Be Specific About What You've Noticed
Vague concerns are easy to dismiss. Specific observations are harder to argue with. "I've noticed that when we share a bottle of wine on Saturday, I feel off until Tuesday" is more useful than "I think we should drink less." Specificity grounds the conversation in lived experience rather than abstract judgment.
Separate the Ritual From the Substance
Often, what couples are really attached to isn't the alcohol — it's what the alcohol represents. The unwinding. The togetherness. The signal that the workday is over and the evening has begun.
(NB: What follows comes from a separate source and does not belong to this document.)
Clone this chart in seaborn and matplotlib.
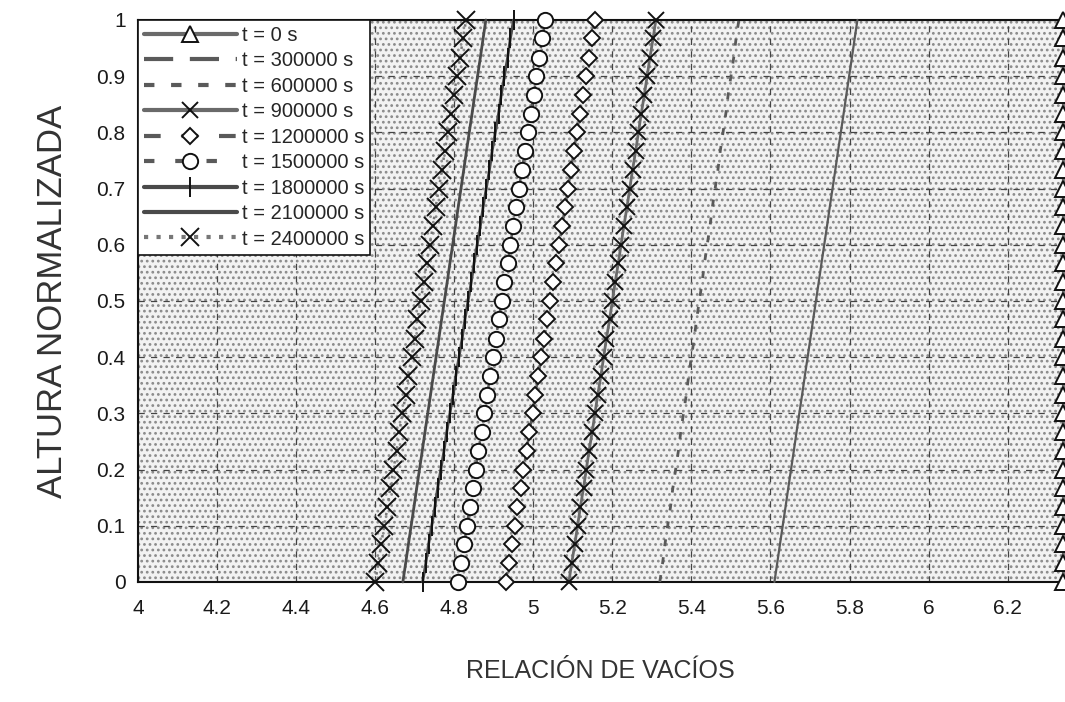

Acknowledging this explicitly — "I don't want to lose our Friday night ritual, but I want to find a version of it that doesn't leave me wrecked on Saturday" — separates the valuable part (connection, relaxation) from the problematic part (the physical aftermath). It reframes the conversation from "let's give something up" to "let's find something better."
Don't Require Symmetry
One of the most common mistakes is insisting that both partners change in the same way at the same time. If you've decided to cut back, your partner doesn't have to match you drink-for-not-drink. People's bodies and relationships with alcohol are different. What matters is that you can coexist comfortably with different choices.
This requires the non-drinking partner to not be quietly resentful, and the drinking partner to not be dismissive. Both are common pitfalls. Naming them in advance helps.
Supporting Each Other Through the Shift
Changing drinking habits in a long-term relationship is surprisingly intimate. It requires vulnerability — admitting that your body has changed, that something you've always done together no longer works for you, that you need something different.
For the partner who wants to cut back, the biggest need is usually just not to be made to feel weird about it. Don't pour them a glass without asking. Don't comment on their sparkling water. Don't describe them as "no fun." These small gestures — or their absence — determine whether the shift feels supported or sabotaged.
For the partner who's still drinking, the biggest need is usually reassurance that this isn't a judgment. That their spouse cutting back isn't a silent commentary on their own consumption. That the relationship can hold space for different choices without the difference becoming a wedge.
What's Really at Stake
The alcohol conversation is really a conversation about how you want to age together. It's about acknowledging that your bodies are changing, that the patterns you established in your thirties may not serve you in your fifties, and that adapting together is better than drifting apart.
Couples who have this conversation — honestly, without blame, with a willingness to experiment — often report that it strengthens their relationship. Not because giving up wine is inherently virtuous, but because having a difficult conversation and navigating it well is an act of partnership.
And couples who avoid the conversation often find that the unspoken friction compounds. The resentments build. The morning gaps widen. The Sunday silences stretch. Until one day someone says something sharp after the third glass, and suddenly you're having the conversation you should have had two years ago — but now you're having it angry.
Have it now. Have it sober. Have it kind. Your future selves will thank you.